- [Written problem]: From the first line of the data down to and including the line with "fig = plt.figure(figsize=(W", copy everything exactly, leaving out pictures.

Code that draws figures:
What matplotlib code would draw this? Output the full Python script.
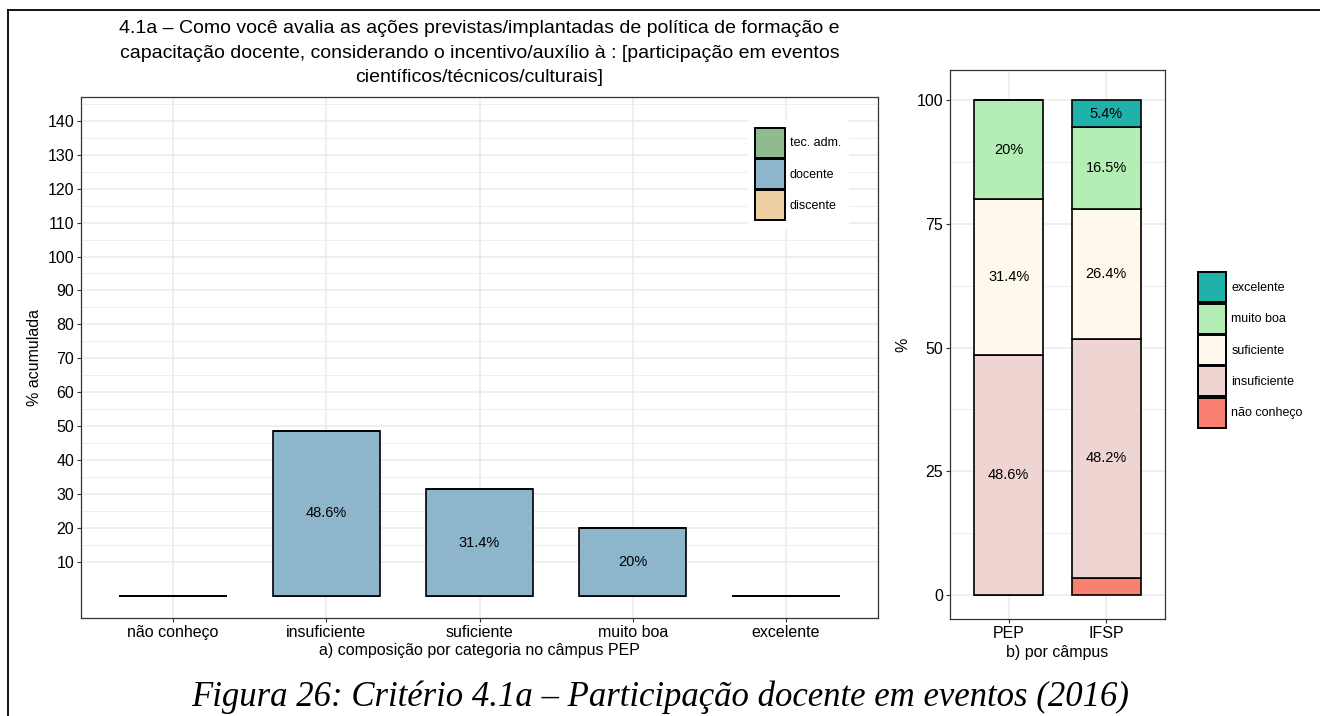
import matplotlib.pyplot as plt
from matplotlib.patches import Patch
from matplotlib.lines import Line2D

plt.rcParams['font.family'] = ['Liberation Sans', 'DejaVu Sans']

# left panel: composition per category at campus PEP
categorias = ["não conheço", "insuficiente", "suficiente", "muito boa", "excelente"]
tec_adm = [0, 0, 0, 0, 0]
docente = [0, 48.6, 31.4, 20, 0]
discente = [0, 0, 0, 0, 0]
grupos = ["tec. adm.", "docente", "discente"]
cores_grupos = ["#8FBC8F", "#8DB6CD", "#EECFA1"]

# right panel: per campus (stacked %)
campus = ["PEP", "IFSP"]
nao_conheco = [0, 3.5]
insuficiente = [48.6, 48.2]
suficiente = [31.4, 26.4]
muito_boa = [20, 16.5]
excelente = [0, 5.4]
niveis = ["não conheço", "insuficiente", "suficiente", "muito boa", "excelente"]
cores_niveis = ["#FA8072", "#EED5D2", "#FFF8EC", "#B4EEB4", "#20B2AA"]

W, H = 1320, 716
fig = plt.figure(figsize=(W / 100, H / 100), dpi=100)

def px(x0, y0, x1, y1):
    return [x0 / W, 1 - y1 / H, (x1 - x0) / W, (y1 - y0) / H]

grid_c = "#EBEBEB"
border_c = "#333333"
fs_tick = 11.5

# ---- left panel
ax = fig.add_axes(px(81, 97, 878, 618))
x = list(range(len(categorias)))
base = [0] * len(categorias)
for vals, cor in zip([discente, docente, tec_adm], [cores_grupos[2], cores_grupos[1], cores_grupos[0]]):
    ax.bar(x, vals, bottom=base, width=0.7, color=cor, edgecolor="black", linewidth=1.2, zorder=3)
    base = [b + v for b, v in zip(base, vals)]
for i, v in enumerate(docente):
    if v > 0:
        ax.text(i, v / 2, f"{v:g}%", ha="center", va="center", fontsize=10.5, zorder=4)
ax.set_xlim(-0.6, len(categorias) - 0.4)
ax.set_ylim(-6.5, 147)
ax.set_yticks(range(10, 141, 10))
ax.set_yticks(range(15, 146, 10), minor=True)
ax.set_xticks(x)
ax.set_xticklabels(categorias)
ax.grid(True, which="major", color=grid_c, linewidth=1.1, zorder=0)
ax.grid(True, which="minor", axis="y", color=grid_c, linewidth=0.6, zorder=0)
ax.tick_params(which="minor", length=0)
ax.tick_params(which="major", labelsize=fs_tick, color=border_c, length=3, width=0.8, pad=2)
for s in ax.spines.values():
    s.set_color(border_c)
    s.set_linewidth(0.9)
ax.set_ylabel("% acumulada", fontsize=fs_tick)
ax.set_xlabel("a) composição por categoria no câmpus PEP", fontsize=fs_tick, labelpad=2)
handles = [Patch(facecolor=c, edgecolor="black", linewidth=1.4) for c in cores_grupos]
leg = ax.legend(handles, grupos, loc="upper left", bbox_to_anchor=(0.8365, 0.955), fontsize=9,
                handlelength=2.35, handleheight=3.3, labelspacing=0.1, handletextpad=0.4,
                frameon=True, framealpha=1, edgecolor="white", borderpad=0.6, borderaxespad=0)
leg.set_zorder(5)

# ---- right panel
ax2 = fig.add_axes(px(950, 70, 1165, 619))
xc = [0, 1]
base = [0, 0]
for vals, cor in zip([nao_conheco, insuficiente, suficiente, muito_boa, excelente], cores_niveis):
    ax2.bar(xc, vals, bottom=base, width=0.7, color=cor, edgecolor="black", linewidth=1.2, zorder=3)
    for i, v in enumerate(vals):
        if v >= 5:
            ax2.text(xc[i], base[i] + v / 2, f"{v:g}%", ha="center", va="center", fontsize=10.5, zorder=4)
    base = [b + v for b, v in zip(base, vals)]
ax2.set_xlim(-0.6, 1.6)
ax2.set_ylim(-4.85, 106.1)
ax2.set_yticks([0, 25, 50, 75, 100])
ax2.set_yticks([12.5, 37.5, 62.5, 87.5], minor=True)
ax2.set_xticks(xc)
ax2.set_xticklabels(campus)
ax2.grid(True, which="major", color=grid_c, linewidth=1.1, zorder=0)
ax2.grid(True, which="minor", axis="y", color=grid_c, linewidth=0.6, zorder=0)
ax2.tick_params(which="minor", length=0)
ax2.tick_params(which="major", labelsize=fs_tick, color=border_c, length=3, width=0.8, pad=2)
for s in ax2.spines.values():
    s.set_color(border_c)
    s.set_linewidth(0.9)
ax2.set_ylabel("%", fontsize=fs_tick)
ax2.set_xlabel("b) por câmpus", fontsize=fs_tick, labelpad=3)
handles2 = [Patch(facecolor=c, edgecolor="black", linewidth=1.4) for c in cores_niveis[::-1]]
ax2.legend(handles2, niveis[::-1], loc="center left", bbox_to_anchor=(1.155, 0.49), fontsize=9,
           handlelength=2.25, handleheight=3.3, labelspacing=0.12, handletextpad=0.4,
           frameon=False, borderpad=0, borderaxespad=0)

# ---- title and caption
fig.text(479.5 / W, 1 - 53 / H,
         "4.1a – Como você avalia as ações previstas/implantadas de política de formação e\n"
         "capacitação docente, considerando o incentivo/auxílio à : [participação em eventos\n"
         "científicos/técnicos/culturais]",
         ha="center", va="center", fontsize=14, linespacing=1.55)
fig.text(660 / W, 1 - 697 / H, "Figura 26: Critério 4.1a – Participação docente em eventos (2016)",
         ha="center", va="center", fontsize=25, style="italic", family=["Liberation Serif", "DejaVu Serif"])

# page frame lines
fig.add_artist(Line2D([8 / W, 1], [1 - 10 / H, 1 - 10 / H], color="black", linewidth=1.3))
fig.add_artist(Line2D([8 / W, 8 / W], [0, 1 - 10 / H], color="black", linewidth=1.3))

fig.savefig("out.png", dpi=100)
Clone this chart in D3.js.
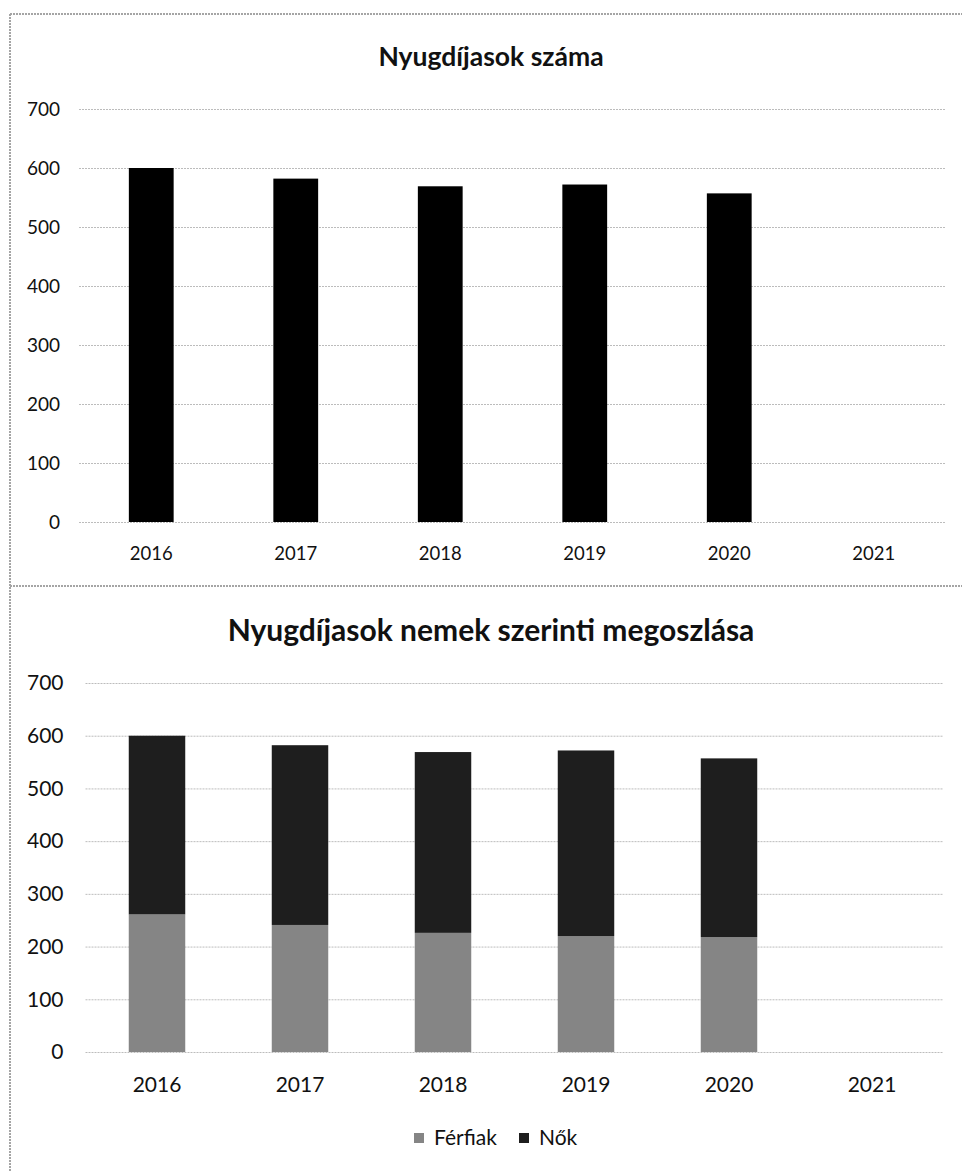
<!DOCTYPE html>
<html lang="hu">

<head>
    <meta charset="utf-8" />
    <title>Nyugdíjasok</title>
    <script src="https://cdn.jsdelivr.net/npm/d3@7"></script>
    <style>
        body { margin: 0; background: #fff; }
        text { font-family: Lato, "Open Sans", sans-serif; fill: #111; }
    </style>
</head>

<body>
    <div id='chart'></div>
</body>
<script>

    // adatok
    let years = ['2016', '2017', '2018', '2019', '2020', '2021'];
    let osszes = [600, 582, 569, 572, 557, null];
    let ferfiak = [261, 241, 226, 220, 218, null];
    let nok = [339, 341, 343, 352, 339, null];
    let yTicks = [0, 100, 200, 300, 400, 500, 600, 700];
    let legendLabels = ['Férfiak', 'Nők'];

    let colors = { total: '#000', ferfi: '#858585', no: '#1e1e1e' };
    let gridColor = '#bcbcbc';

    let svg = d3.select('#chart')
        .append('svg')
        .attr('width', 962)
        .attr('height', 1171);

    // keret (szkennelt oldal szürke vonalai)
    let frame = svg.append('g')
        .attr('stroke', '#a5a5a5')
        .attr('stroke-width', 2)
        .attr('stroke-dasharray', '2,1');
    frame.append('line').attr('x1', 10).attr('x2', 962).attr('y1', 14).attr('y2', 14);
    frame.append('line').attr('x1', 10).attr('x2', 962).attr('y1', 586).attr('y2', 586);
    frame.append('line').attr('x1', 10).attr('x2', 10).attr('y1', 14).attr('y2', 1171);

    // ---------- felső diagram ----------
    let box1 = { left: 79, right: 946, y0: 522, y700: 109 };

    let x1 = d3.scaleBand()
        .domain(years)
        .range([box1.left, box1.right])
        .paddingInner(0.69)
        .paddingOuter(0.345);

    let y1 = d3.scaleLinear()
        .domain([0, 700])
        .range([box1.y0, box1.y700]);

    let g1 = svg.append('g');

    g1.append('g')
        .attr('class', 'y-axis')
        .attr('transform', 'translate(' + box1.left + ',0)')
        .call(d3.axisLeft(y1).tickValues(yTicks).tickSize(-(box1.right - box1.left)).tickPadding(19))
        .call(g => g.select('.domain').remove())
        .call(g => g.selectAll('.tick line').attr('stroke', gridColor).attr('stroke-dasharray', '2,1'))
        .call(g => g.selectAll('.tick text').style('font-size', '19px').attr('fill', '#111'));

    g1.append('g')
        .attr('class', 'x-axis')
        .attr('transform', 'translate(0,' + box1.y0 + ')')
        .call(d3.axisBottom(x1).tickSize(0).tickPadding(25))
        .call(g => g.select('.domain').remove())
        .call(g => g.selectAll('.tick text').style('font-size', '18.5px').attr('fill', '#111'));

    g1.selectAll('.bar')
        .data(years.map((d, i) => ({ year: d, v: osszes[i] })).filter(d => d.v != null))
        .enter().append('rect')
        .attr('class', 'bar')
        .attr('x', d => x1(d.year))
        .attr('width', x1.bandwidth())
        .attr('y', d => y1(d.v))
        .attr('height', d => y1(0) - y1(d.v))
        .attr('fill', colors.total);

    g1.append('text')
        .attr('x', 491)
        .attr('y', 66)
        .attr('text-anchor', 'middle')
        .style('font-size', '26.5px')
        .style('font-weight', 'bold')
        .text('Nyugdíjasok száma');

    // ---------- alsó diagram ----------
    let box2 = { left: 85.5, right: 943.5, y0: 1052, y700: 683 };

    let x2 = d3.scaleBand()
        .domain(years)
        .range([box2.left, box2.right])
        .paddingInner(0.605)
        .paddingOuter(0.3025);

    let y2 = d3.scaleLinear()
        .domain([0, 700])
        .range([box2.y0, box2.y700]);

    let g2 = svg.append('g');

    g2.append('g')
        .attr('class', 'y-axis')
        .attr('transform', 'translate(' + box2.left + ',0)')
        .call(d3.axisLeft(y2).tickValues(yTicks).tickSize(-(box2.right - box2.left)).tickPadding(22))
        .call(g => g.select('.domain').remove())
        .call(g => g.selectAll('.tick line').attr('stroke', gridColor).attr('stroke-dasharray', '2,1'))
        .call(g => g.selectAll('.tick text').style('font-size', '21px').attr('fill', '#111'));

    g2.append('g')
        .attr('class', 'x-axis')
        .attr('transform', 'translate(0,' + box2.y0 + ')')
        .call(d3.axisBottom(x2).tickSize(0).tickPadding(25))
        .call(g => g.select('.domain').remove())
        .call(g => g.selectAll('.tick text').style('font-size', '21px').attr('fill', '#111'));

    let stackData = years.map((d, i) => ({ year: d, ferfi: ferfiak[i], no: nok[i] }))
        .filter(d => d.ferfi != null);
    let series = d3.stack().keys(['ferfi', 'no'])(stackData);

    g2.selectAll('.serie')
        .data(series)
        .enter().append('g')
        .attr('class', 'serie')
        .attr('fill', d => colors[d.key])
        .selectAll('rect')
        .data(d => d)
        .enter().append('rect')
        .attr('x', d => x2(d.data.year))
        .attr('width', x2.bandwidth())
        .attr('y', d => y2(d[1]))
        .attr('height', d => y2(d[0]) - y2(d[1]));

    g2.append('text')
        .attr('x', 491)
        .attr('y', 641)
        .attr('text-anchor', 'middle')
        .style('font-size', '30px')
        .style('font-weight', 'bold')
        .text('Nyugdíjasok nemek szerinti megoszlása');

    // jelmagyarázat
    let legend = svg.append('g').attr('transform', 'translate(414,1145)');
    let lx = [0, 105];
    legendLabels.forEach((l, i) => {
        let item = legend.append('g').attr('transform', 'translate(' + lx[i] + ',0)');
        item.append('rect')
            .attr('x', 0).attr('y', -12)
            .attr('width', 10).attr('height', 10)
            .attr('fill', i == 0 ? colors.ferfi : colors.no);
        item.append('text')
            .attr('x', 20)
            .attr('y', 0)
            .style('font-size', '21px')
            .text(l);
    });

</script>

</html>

- [Answer below]:
What matplotlib code would draw this? Output the full Python script.
import matplotlib.pyplot as plt
from matplotlib.patches import Patch
from matplotlib.lines import Line2D

plt.rcParams['font.family'] = ['Liberation Sans', 'DejaVu Sans']

# left panel: composition per category at campus PEP
categorias = ["não conheço", "insuficiente", "suficiente", "muito boa", "excelente"]
tec_adm = [0, 0, 0, 0, 0]
docente = [0, 48.6, 31.4, 20, 0]
discente = [0, 0, 0, 0, 0]
grupos = ["tec. adm.", "docente", "discente"]
cores_grupos = ["#8FBC8F", "#8DB6CD", "#EECFA1"]

# right panel: per campus (stacked %)
campus = ["PEP", "IFSP"]
nao_conheco = [0, 3.5]
insuficiente = [48.6, 48.2]
suficiente = [31.4, 26.4]
muito_boa = [20, 16.5]
excelente = [0, 5.4]
niveis = ["não conheço", "insuficiente", "suficiente", "muito boa", "excelente"]
cores_niveis = ["#FA8072", "#EED5D2", "#FFF8EC", "#B4EEB4", "#20B2AA"]

W, H = 1320, 716
fig = plt.figure(figsize=(W / 100, H / 100), dpi=100)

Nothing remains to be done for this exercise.